According to a recent Noozhawk report, a new 160-unit project was “Fast-tracked by state law instead of the often-glacial local approval process, a new affordable housing project for seniors is rising fast in Santa Maria. Officials say a 218-unit second phase has not yet started the permitting process.”

Prior to the passage of SB 35, the “Planning and zoning: affordable housing: streamlined approval process act” cities and counties had the ability to apply zoning standards to all housing projects.  But this “bill would prohibit a local government from adopting any requirement that applies to a project solely or partially on the basis that the project receives ministerial or streamlined approval pursuant to these provisions.”

In other words, local planners and/or the City Council or Board of Supervisors would have no input into the planning process, other than applying state level building and fire safety standards. In addition, they would have to fast-track the project, meaning there would be no public hearings to air any issue’s associated with the project.

For example, this project consists of a five-story building in an area where all the surrounding buildings are single story. It’s simply out of place and inconsistent with the building types in the neighborhood.

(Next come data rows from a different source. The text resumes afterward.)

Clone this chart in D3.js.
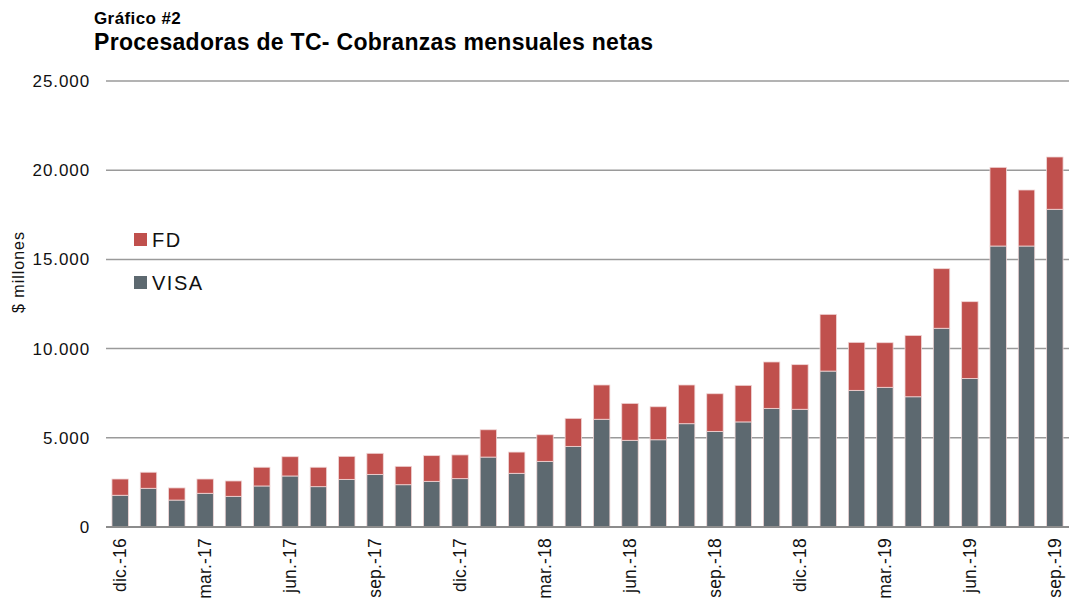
<!DOCTYPE html>
<html>
<head>
<meta charset="utf-8">
<script src="https://cdn.jsdelivr.net/npm/d3@7"></script>
<style>
  body { margin: 0; background: #fff; }
  text { font-family: "Liberation Sans", Arial, sans-serif; }
</style>
</head>
<body>
<div id="chart"></div>
<script>
// months from dic.-16 to sep.-19
const months = [
  "dic.-16", "ene.-17", "feb.-17", "mar.-17", "abr.-17", "may.-17", "jun.-17", "jul.-17",
  "ago.-17", "sep.-17", "oct.-17", "nov.-17", "dic.-17", "ene.-18", "feb.-18", "mar.-18",
  "abr.-18", "may.-18", "jun.-18", "jul.-18", "ago.-18", "sep.-18", "oct.-18", "nov.-18",
  "dic.-18", "ene.-19", "feb.-19", "mar.-19", "abr.-19", "may.-19", "jun.-19", "jul.-19",
  "ago.-19", "sep.-19"
];

// $ millones
const visa = [
  1780, 2170, 1510, 1890, 1720, 2300, 2860, 2260, 2670, 2950, 2370, 2560, 2710,
  3920, 3010, 3680, 4520, 6040, 4860, 4890, 5790, 5360, 5890, 6650, 6600,
  8740, 7660, 7830, 7300, 11140, 8330, 15750, 15750, 17810
];
const fd = [
  910, 900, 680, 800, 860, 1050, 1080, 1090, 1290, 1180, 1030, 1440, 1330,
  1530, 1190, 1490, 1570, 1920, 2070, 1850, 2170, 2110, 2050, 2600, 2500,
  3180, 2690, 2500, 3440, 3340, 4300, 4410, 3140, 2930
];

const yTicks = [0, 5000, 10000, 15000, 20000, 25000];
const labelMonths = months.filter((d, i) => i % 3 === 0);

const seriesNames = ["VISA", "FD"];
const colors = { VISA: "#5D6970", FD: "#C0504D" };

const width = 1077;
const height = 601;
const margin = { top: 81, right: 8, bottom: 74, left: 106 };

const svg = d3.select("#chart")
  .append("svg")
  .attr("width", width)
  .attr("height", height);

const table = months.map((m, i) => ({ month: m, VISA: visa[i], FD: fd[i] }));
const stacked = d3.stack().keys(seriesNames)(table);

const x = d3.scaleBand()
  .domain(months)
  .range([margin.left, width - margin.right])
  .paddingInner(0.42)
  .paddingOuter(0.21);

const y = d3.scaleLinear()
  .domain([0, 25000])
  .range([height - margin.bottom, margin.top]);

// grid lines
svg.append("g")
  .selectAll("line")
  .data(yTicks.filter((d) => d > 0))
  .join("line")
  .attr("x1", margin.left)
  .attr("x2", width - margin.right)
  .attr("y1", (d) => y(d))
  .attr("y2", (d) => y(d))
  .attr("stroke", "#9a9a9a")
  .attr("stroke-width", 1.5);

// y tick labels
const fmt = (d) => d3.format(",")(d).replace(/,/g, ".");
svg.append("g")
  .selectAll("text")
  .data(yTicks)
  .join("text")
  .attr("x", margin.left - 16)
  .attr("y", (d) => y(d))
  .attr("dy", "0.35em")
  .attr("text-anchor", "end")
  .attr("font-size", 17)
  .attr("letter-spacing", 0.9)
  .attr("fill", "#111")
  .text(fmt);

// bars
svg.append("g")
  .selectAll("g")
  .data(stacked)
  .join("g")
  .attr("fill", (s) => colors[s.key])
  .selectAll("rect")
  .data((s) => s)
  .join("rect")
  .attr("x", (d) => x(d.data.month))
  .attr("y", (d) => y(d[1]))
  .attr("width", x.bandwidth())
  .attr("height", (d) => y(d[0]) - y(d[1]))
  .attr("stroke", "#f0d6d6")
  .attr("stroke-width", 0.8);

// baseline
svg.append("line")
  .attr("x1", margin.left)
  .attr("x2", width - margin.right)
  .attr("y1", y(0))
  .attr("y2", y(0))
  .attr("stroke", "#8c8c8c")
  .attr("stroke-width", 2);

// x labels (every 3rd month)
svg.append("g")
  .selectAll("text")
  .data(labelMonths)
  .join("text")
  .attr("transform", (d) => `translate(${x(d) + x.bandwidth() / 2 + 6},${y(0) + 11}) rotate(-90)`)
  .attr("text-anchor", "end")
  .attr("font-size", 17.5)
  .attr("letter-spacing", 0.2)
  .attr("fill", "#111")
  .text((d) => d);

// y axis title
svg.append("text")
  .attr("transform", `translate(24,272) rotate(-90)`)
  .attr("text-anchor", "middle")
  .attr("font-size", 16)
  .attr("letter-spacing", 1)
  .attr("fill", "#111")
  .text("$ millones");

// titles
svg.append("text")
  .attr("x", 94)
  .attr("y", 24)
  .attr("font-size", 17)
  .attr("letter-spacing", 0.4)
  .attr("font-weight", "bold")
  .attr("fill", "#000")
  .text("Gráfico #2");

svg.append("text")
  .attr("x", 94)
  .attr("y", 50)
  .attr("font-size", 23)
  .attr("letter-spacing", 0.3)
  .attr("font-weight", "bold")
  .attr("fill", "#000")
  .text("Procesadoras de TC- Cobranzas mensuales netas");

// legend
const legendItems = ["FD", "VISA"];
const legend = svg.append("g")
  .selectAll("g")
  .data(legendItems)
  .join("g")
  .attr("transform", (d, i) => `translate(134,${233 + i * 43})`);

legend.append("rect")
  .attr("width", 13)
  .attr("height", 13)
  .attr("fill", (d) => colors[d]);

legend.append("text")
  .attr("x", 18)
  .attr("y", 7)
  .attr("dy", "0.35em")
  .attr("font-size", 20)
  .attr("letter-spacing", 1.5)
  .attr("fill", "#111")
  .text((d) => d);
</script>
</body>
</html>
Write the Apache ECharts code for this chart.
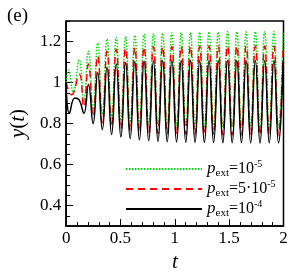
<!DOCTYPE html>
<html><head><meta charset="utf-8">
<script src="https://cdn.jsdelivr.net/npm/echarts@6/dist/echarts.min.js"></script>
<style>html,body{margin:0;padding:0;background:#fff}#c{width:293px;height:278px}</style>
</head><body><div id="c"></div>
<script>
// ---- data ----
const peakT = [0.120,0.205,0.290,0.376,0.461,0.547,0.632,0.717,0.803,0.888,0.973,1.059,1.144,1.229,1.315,1.400,1.485,1.571,1.656,1.741,1.827,1.912,1.997];
const troughT = [0.163,0.248,0.333,0.418,0.504,0.589,0.674,0.760,0.845,0.930,1.016,1.101,1.186,1.272,1.357,1.442,1.528,1.613,1.698,1.784,1.869,1.954];

const greenStartT = [0, 0.022, 0.065];
const greenStartV = [1.0, 1.06, 0.955];
const greenPeaks = [1.110,1.153,1.192,1.212,1.220,1.224,1.230,1.235,1.238,1.240,1.242,1.243,1.244,1.245,1.246,1.246,1.247,1.247,1.247,1.248,1.248,1.248,1.248];
const greenTroughs = [0.910,0.870,0.845,0.828,0.815,0.806,0.800,0.796,0.793,0.791,0.789,0.788,0.787,0.786,0.785,0.785,0.784,0.784,0.784,0.783,0.783,0.783];

const redStartT = [0, 0.05];
const redStartV = [1.0, 0.94];
const redPeaks = [1.040,1.090,1.130,1.152,1.162,1.168,1.171,1.173,1.175,1.176,1.176,1.177,1.177,1.177,1.178,1.178,1.178,1.178,1.178,1.178,1.178,1.178,1.178];
const redTroughs = [0.880,0.835,0.805,0.785,0.772,0.764,0.759,0.755,0.752,0.750,0.749,0.748,0.747,0.746,0.746,0.745,0.745,0.745,0.745,0.745,0.745,0.745];

const blackStartT = [0, 0.03, 0.08];
const blackStartV = [1.0, 0.85, 0.925];
const blackPeaks = [0.915,0.990,1.048,1.075,1.090,1.098,1.102,1.105,1.106,1.107,1.107,1.107,1.107,1.107,1.107,1.107,1.107,1.107,1.107,1.107,1.107,1.107,1.107];
const blackTroughs = [0.850,0.800,0.770,0.747,0.734,0.726,0.720,0.716,0.713,0.711,0.710,0.709,0.708,0.707,0.707,0.706,0.706,0.706,0.705,0.705,0.705,0.705];

const seriesNames = ['g', 'r', 'b'];
const legendExp = ['10', '5\u00b710', '10'];
const legendSup = ['-5', '-5', '-4'];
const xTicks = [0, 0.5, 1, 1.5, 2];
const yTickLabels = [0.4, 0.6, 0.8, 1, 1.2];

function build(st, sv, pk, tr) {
  const pts = st.map((t, i) => [t, sv[i]]);
  pk.forEach((v, i) => pts.push([peakT[i], v]));
  tr.forEach((v, i) => pts.push([troughT[i], v]));
  pts.sort((a, b) => a[0] - b[0]);
  return pts;
}

const SERIF = 'Liberation Serif';
const chart = echarts.init(document.getElementById('c'), null, {renderer: 'canvas'});

const baseSeries = {type: 'line', showSymbol: false, symbol: 'none', smooth: 0.5, animation: false};

chart.setOption({
  animation: false,
  textStyle: {fontFamily: SERIF},
  grid: {left: 60, top: 21, right: 9.5, bottom: 44, show: true, borderColor: '#000', borderWidth: 1.5, backgroundColor: 'transparent'},
  title: {text: '(e)', left: 2, top: 2, textStyle: {fontFamily: SERIF, fontSize: 19, fontWeight: 'normal', color: '#000'}},
  legend: {
    orient: 'vertical', left: 120, top: 154, itemWidth: 76, itemHeight: 12, itemGap: 0,
    data: seriesNames,
    itemStyle: {opacity: 0},
    formatter: function (name) {
      const i = seriesNames.indexOf(name);
      return '{p|p}{s|ext}{n|=' + legendExp[i] + '}{u|' + legendSup[i] + '}';
    },
    textStyle: {
      fontFamily: SERIF, color: '#000', padding: [0, 0, 0, 0],
      rich: {
        p: {fontFamily: SERIF, fontStyle: 'italic', fontSize: 17, lineHeight: 20, color: '#000'},
        s: {fontFamily: SERIF, fontSize: 11, verticalAlign: 'bottom', lineHeight: 20, color: '#000'},
        n: {fontFamily: SERIF, fontSize: 16, lineHeight: 20, color: '#000'},
        u: {fontFamily: SERIF, fontSize: 10, verticalAlign: 'top', lineHeight: 20, color: '#000'}
      }
    }
  },
  xAxis: {
    type: 'value', min: 0, max: 2, interval: 0.5,
    name: 't', nameLocation: 'middle', nameGap: 15,
    nameTextStyle: {fontFamily: SERIF, fontStyle: 'italic', fontSize: 21, color: '#000'},
    axisLine: {show: true, lineStyle: {color: '#000', width: 1.5}},
    axisTick: {show: true, inside: true, length: 7, lineStyle: {color: '#000', width: 1}},
    minorTick: {show: true, splitNumber: 5, length: 4, lineStyle: {color: '#000', width: 1}},
    splitLine: {show: false}, minorSplitLine: {show: false},
    axisLabel: {fontFamily: SERIF, fontSize: 17, color: '#000', margin: 4,
      formatter: v => { const r = Math.round(v * 10) / 10; return xTicks.includes(r) ? String(r) : ''; }}
  },
  yAxis: [{
    type: 'value', min: 0.3, max: 1.3, interval: 0.05, position: 'left',
    name: '{i|y}{n|(}{i|t}{n|)}', nameLocation: 'middle', nameGap: 30, nameRotate: 90,
    nameTextStyle: {rich: {
      i: {fontFamily: SERIF, fontStyle: 'italic', fontSize: 21, color: '#000'},
      n: {fontFamily: SERIF, fontSize: 21, color: '#000'}}},
    axisLine: {show: true, lineStyle: {color: '#000', width: 1.5}},
    axisTick: {show: true, inside: true, length: 4, lineStyle: {color: '#000', width: 1}},
    splitLine: {show: false},
    axisLabel: {fontFamily: SERIF, fontSize: 17, color: '#000', margin: 5,
      formatter: v => { const r = Math.round(v * 100) / 100; return yTickLabels.includes(r) ? String(r) : ''; }}
  }, {
    type: 'value', min: 0.3, max: 1.3, position: 'left',
    axisLine: {show: false},
    axisTick: {show: true, inside: true, length: 7, customValues: yTickLabels, lineStyle: {color: '#000', width: 1}},
    axisLabel: {show: false, customValues: yTickLabels},
    splitLine: {show: false}
  }],
  series: [
    Object.assign({}, baseSeries, {name: 'g', data: build(greenStartT, greenStartV, greenPeaks, greenTroughs),
      itemStyle: {color: '#00dd00'}, lineStyle: {color: '#00dd00', width: 1.5, type: [1.5, 1.5]}}),
    Object.assign({}, baseSeries, {name: 'r', data: build(redStartT, redStartV, redPeaks, redTroughs),
      itemStyle: {color: '#ff0000'}, lineStyle: {color: '#ff0000', width: 1.5, type: [7, 5]}}),
    Object.assign({}, baseSeries, {name: 'b', data: build(blackStartT, blackStartV, blackPeaks, blackTroughs),
      itemStyle: {color: '#000'}, lineStyle: {color: '#000', width: 1.5, type: 'solid'}})
  ]
});
</script>
</body></html>
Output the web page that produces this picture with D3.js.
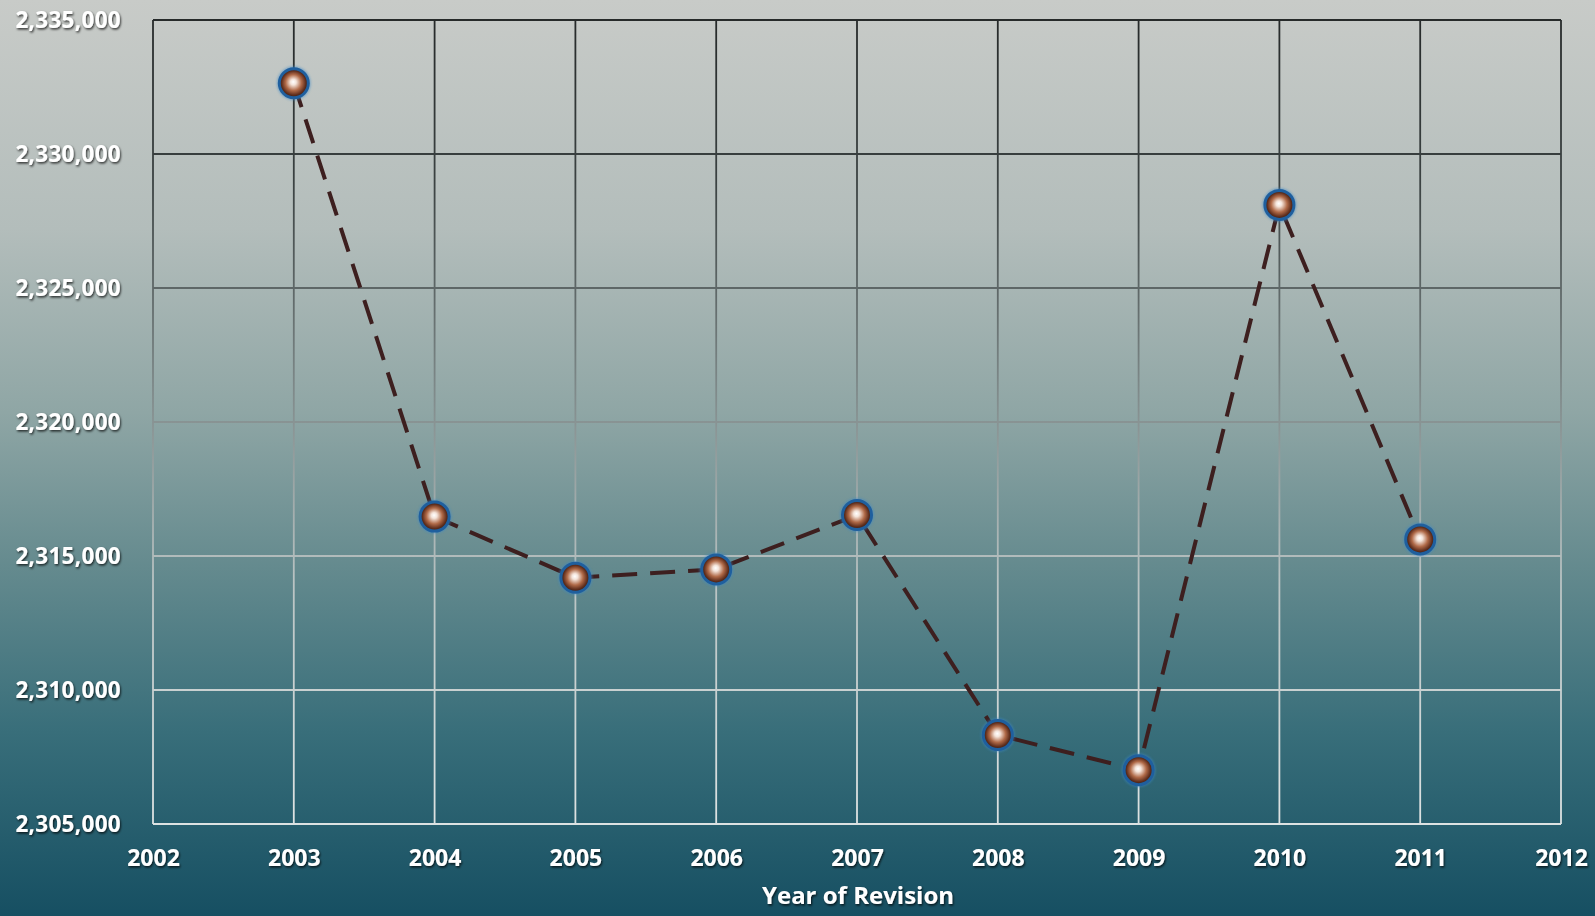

SB 35 would “limit the authority of a local government to impose parking standards or requirements,” so there may only be limited parking on site. Considering the location of this project, there is very little, well almost no on-street parking available, and it’s more than a half-mile walk along a very busy street to the nearest retail services.

Considering the new “green energy” initiatives (mandates) it makes one wonder if these units will be all electric even though the city doesn’t require it. And since “rent estimates, including utilities, have been adjusted to between 30% and 60% of the area’s median income,” who will pay the difference between the actual cost of electricity used and what the tenants pay?

Another question concerns a mandate to convert to all-electric vehicles, will the project eventually include parking and charging stations for 378 cars, or will seniors have to take their car to a distant charging location and wait a couple of hours while the battery recharges?

Even if the tenants can afford the cheapest electric vehicle, they’ll still have to recharge them regularly. And who will pay to charge all those electric vehicles if this is a low-to-moderate income housing project if utilities are included in the rent?

For at least four years, the city of Lompoc has been subjected to similar heavy-handed affordable housing mandates. In August 2018 the city filed an objection to the conversion of a market rate apartment complex to a so-called tax credit project which is California government shorthand for rent subsidized housing.

At the time Lompoc pointed out that 76 percent of the available multifamily housing units in town were already in the low-income category. The state rejected the complaint and approved the project without allowing any input from either city planners or the City Council.

This “pack-them-and-stack-them” concept of low-income housing is reminiscent of the federal government approach that resulted in ghetto-like conditions everywhere it was implemented.

In the Lompoc letter four years ago, the city pointed out that other projects like this “have a history of high code enforcement cases and calls for public safety” and that “tax credit projects in our community fall into disrepair without monitoring in between financing infusions.”

In a more recent conversion to years ago the developer claimed they would “clean up the area” and rid the complex of gang violence.

Well, they spruced up the complex, but as soon as units were available for rent the gangs moved back in, and the police must respond to the area for loud parties, drug dealing, overdoses, fights, and shootings just as frequently as they did before the project was converted.

I am not saying the Santa Maria project, which is a newly constructed complex, would breed any worse conditions than exist in other crowded areas of their city, but packing people tightly into projects like this can lead to conflict between neighbors and create other unintended consequences.

Urban planning should be a process that is controlled by local governments, not some know-it-all politicians in faraway places.

— Ron Fink, a Lompoc resident since 1975, is retired from the aerospace industry. He has been following Lompoc politics since 1992, and after serving for 23 years appointed to various Lompoc commissions, retired from public service. The opinions expressed are his own.